-- AIM OF THE EXERCISE --
Give every line back verbatim, dropping all images.

####

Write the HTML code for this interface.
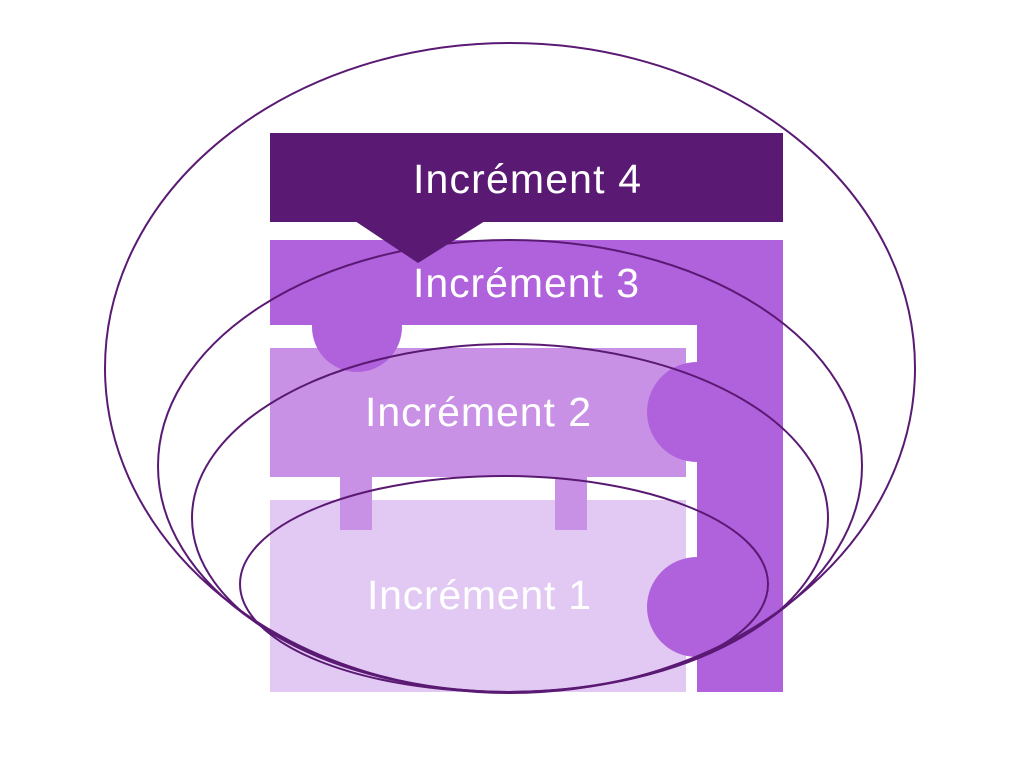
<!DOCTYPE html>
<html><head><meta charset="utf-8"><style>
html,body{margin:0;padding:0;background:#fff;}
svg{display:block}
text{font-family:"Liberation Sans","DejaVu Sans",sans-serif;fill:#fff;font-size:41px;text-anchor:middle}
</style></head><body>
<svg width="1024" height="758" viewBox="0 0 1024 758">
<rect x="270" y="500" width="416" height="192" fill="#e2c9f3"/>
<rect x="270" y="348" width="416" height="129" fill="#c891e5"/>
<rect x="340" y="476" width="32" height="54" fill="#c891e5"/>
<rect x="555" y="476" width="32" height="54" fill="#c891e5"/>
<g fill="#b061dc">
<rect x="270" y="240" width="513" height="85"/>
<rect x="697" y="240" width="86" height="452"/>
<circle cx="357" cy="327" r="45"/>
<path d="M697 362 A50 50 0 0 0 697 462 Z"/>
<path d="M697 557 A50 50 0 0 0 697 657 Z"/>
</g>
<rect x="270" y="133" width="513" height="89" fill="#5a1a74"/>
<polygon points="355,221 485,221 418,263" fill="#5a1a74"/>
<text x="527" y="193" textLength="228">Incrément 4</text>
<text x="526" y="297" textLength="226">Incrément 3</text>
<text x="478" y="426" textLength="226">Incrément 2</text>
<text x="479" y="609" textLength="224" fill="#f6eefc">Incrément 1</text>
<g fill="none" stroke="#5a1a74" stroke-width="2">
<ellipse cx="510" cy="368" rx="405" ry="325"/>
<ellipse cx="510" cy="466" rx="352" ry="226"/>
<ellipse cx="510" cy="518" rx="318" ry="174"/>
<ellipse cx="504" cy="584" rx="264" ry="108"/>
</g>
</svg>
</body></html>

####

-- TASK RESPONSE --
Write the HTML code for this interface.
<!DOCTYPE html>
<html><head><meta charset="utf-8"><style>
html,body{margin:0;padding:0;background:#fff;}
svg{display:block}
text{font-family:"Liberation Sans","DejaVu Sans",sans-serif;fill:#fff;font-size:41px;text-anchor:middle}
</style></head><body>
<svg width="1024" height="758" viewBox="0 0 1024 758">
<rect x="270" y="500" width="416" height="192" fill="#e2c9f3"/>
<rect x="270" y="348" width="416" height="129" fill="#c891e5"/>
<rect x="340" y="476" width="32" height="54" fill="#c891e5"/>
<rect x="555" y="476" width="32" height="54" fill="#c891e5"/>
<g fill="#b061dc">
<rect x="270" y="240" width="513" height="85"/>
<rect x="697" y="240" width="86" height="452"/>
<circle cx="357" cy="327" r="45"/>
<path d="M697 362 A50 50 0 0 0 697 462 Z"/>
<path d="M697 557 A50 50 0 0 0 697 657 Z"/>
</g>
<rect x="270" y="133" width="513" height="89" fill="#5a1a74"/>
<polygon points="355,221 485,221 418,263" fill="#5a1a74"/>
<text x="527" y="193" textLength="228">Incrément 4</text>
<text x="526" y="297" textLength="226">Incrément 3</text>
<text x="478" y="426" textLength="226">Incrément 2</text>
<text x="479" y="609" textLength="224" fill="#f6eefc">Incrément 1</text>
<g fill="none" stroke="#5a1a74" stroke-width="2">
<ellipse cx="510" cy="368" rx="405" ry="325"/>
<ellipse cx="510" cy="466" rx="352" ry="226"/>
<ellipse cx="510" cy="518" rx="318" ry="174"/>
<ellipse cx="504" cy="584" rx="264" ry="108"/>
</g>
</svg>
</body></html>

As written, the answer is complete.